Addressing chronic malnutrition in South Sudan
Summary of technical paper1
A dry season waterpoint in Koch, South Sudan
CARE South Sudan have recently conducted an analysis of nine years of nutrition data provided by anthropometric surveys undertaken in the northern Bahr el Ghazal and Upper Nile regions in southern Sudan. Available surveys covered both the war (1998-2002) and the immediate post-conflict period (2003-2006). They are also one of the very few sources of quantifiable data collected using consistent, comparable methodologies in South Sudan during the war.
Data analysis from 218 two-stage cluster surveys indicated annual severe acute malnutrition rates (wasting) averaging above 20%. Malnutrition appears to increase through the dry season and subsides with the coming of rains. Seasonally, rates can increase by 50% in the dry season but have rarely dropped below the WHO emergency threshold of 15% in the wet season. The seasonal peak does not appear to be associated with the traditional hunger period nor does it appear to be closely associated with mortality. These chronic trends persist despite the cessation of hostilities ending 20 years of civil war and concurrent improvements in food security.

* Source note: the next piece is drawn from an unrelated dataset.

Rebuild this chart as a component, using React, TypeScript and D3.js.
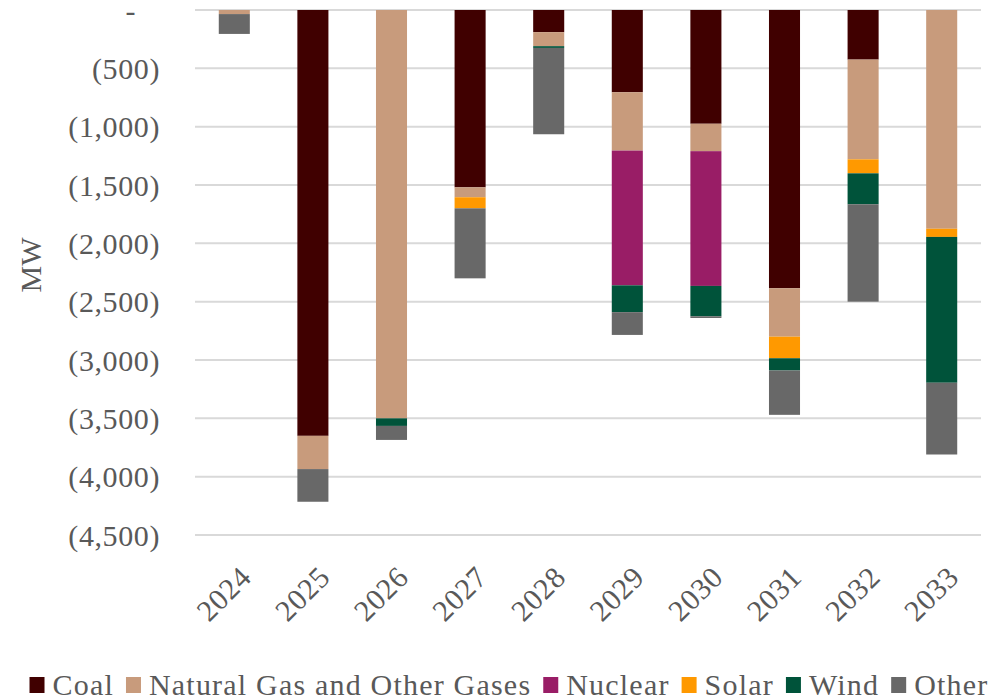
import React, { useEffect, useRef } from 'react'
import * as d3 from 'd3'

const years = ['2024', '2025', '2026', '2027', '2028', '2029', '2030', '2031', '2032', '2033']
const seriesNames = ['Coal', 'Natural Gas and Other Gases', 'Nuclear', 'Solar', 'Wind', 'Other']
const seriesColors = ['#400000', '#c89b7c', '#991d66', '#ff9900', '#00533a', '#686868']

// MW retired per year (negative = capacity leaving)
const coal = [0, -3650, 0, -1520, -190, -705, -975, -2385, -425, 0]
const gas = [-35, -285, -3500, -85, -120, -500, -235, -415, -855, -1875]
const nuclear = [0, 0, 0, 0, 0, -1155, -1155, 0, 0, 0]
const solar = [0, 0, 0, -95, 0, 0, 0, -185, -120, -70]
const wind = [0, 0, -65, 0, -15, -230, -260, -105, -265, -1250]
const other = [-170, -280, -120, -600, -740, -195, -15, -380, -835, -615]

const yTicks = [0, -500, -1000, -1500, -2000, -2500, -3000, -3500, -4000, -4500]

const FONT = '"Palatino Linotype", "Book Antiqua", Palatino, "Liberation Serif", serif'
const TEXT = '#595959'

export default function App() {
  const ref = useRef<SVGSVGElement>(null)

  useEffect(() => {
    const svg = d3.select(ref.current)
    svg.selectAll('*').remove()

    const margin = { top: 10, left: 195, right: 19, bottom: 165 }
    const width = 1000
    const height = 700

    const series = [coal, gas, nuclear, solar, wind, other]
    const rows = years.map((yr, i) => {
      const r: any = { year: yr }
      seriesNames.forEach((n, j) => { r[n] = series[j][i] })
      return r
    })

    const stacked = d3.stack<any>()
      .keys(seriesNames)
      .offset(d3.stackOffsetDiverging)(rows)

    const x = d3.scaleBand()
      .domain(years)
      .range([margin.left, width - margin.right])
      .padding(0)

    const y = d3.scaleLinear()
      .domain([-4500, 0])
      .range([height - margin.bottom, margin.top])

    const barW = x.bandwidth() * 0.395

    // gridlines
    svg.append('g')
      .selectAll('line')
      .data(yTicks)
      .enter()
      .append('line')
        .attr('x1', margin.left)
        .attr('x2', width - margin.right)
        .attr('y1', d => y(d))
        .attr('y2', d => y(d))
        .style('stroke', '#d9d9d9')
        .style('stroke-width', 2)

    // y tick labels
    svg.append('g')
      .selectAll('text')
      .data(yTicks)
      .enter()
      .append('text')
        .attr('x', d => d === 0 ? 136 : 160)
        .attr('y', d => y(d))
        .attr('dy', '0.35em')
        .attr('text-anchor', 'end')
        .style('font-family', FONT)
        .style('font-size', '30px')
        .style('letter-spacing', '0.6px')
        .style('fill', TEXT)
        .text(d => d === 0 ? '-' : `(${d3.format(',')(-d)})`)

    // axis title
    svg.append('text')
      .attr('transform', `translate(41, 265) rotate(-90)`)
      .attr('text-anchor', 'middle')
      .style('font-family', FONT)
      .style('font-size', '30px')
      .style('fill', TEXT)
      .text('MW')

    // bars
    svg.append('g')
      .selectAll('g')
      .data(stacked)
      .enter()
      .append('g')
        .style('fill', (d, i) => seriesColors[i])
      .selectAll('rect')
      .data(d => d)
      .enter()
      .append('rect')
        .attr('x', d => (x(d.data.year) as number) + (x.bandwidth() - barW) / 2)
        .attr('width', barW)
        .attr('y', d => y(Math.max(d[0], d[1])))
        .attr('height', d => Math.abs(y(d[0]) - y(d[1])))

    // x labels
    svg.append('g')
      .selectAll('text')
      .data(years)
      .enter()
      .append('text')
        .attr('transform', d => `translate(${(x(d) as number) + x.bandwidth() / 2 + 4}, 564) rotate(-45)`)
        .attr('text-anchor', 'end')
        .attr('dy', '0.7em')
        .style('font-family', FONT)
        .style('font-size', '30px')
        .style('letter-spacing', '0.6px')
        .style('fill', TEXT)
        .text(d => d)

    // legend
    const legend = svg.append('g')
    let cursor = 0
    seriesNames.forEach((name, i) => {
      const item = legend.append('g').attr('transform', `translate(${cursor}, 0)`)
      item.append('rect')
        .attr('x', 0)
        .attr('y', -18)
        .attr('width', 15)
        .attr('height', 16)
        .style('fill', seriesColors[i])
      const t = item.append('text')
        .attr('x', 23)
        .attr('y', 0)
        .style('font-family', FONT)
        .style('font-size', '30px')
        .style('letter-spacing', '1.2px')
        .style('fill', TEXT)
        .text(name)
      const w = (t.node() as SVGTextElement).getComputedTextLength()
      cursor += 23 + w + 12
    })
    const total = cursor - 12
    legend.attr('transform', `translate(${509 - total / 2}, 695)`)
  }, [])

  return (
    <div>
      <svg ref={ref} width={1000} height={700} style={{ display: 'block', marginTop: -8, marginLeft: -8 }} />
    </div>
  )
}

Explanations for these chronic and alarming rates of malnutrition are more likely to be found in health environments, as well as behaviours or caring practices to which under five children are exposed. South Sudan has seen an improvement in food security conditions due to increased food availability and access. The explanation of why that improvement has not translated into improvements in under-five nutrition may simply be explained by static health and caring environments since the war. Malnutrition must be understood in its multifaceted nature if appropriate strategies to roll back chronic high rates of malnutrition in South Sudan are to be identified.
Acute malnutrition rates from this study imply prevalence of malnutrition affecting approximately 250,000 children across South Sudan. Such widespread, significant and seasonally fluctuating levels of malnutrition appear to exist with regionally comparable levels of mortality. The scope of malnutrition is vastly beyond the capacity of traditional nutrition interventions such as selective feeding. Solutions must be strategic and simultaneously address both acute needs and underlying causes.
Improving security/access, food security conditions and a clearer understanding of the nature of current malnutrition offers an opportunity to reduce rates that was not afforded during the war.
CARE South Sudan makes a number of recommendations for both immediate and medium term action.
Children collecting water in Menime, South Sudan
Immediate recommendations include:
- Nutrition interventions that actively find and support children-at-risk in the December to February period.
- Integrating therapeutic feeding/ supplementary feeding response capacity into Northern Bahr El Ghazal/UN health system.
- Identifying options to improve water quantity and quality and household water storage and access during the dry season.
- Small, well timed targeted food aid to vulnerable households.
Medium term actions include;
- Women's education to improve the quality of her role as a caregiver.
- Support growth of agrarian, livestockbased rural economy through supportive trade policy and taxation schemes.
- Develop infrastructure that promotes trade and the continued emergency of a rural economy.
- Promote policies or interventions that reduce transport costs, storage constraints improve information flow and communication options.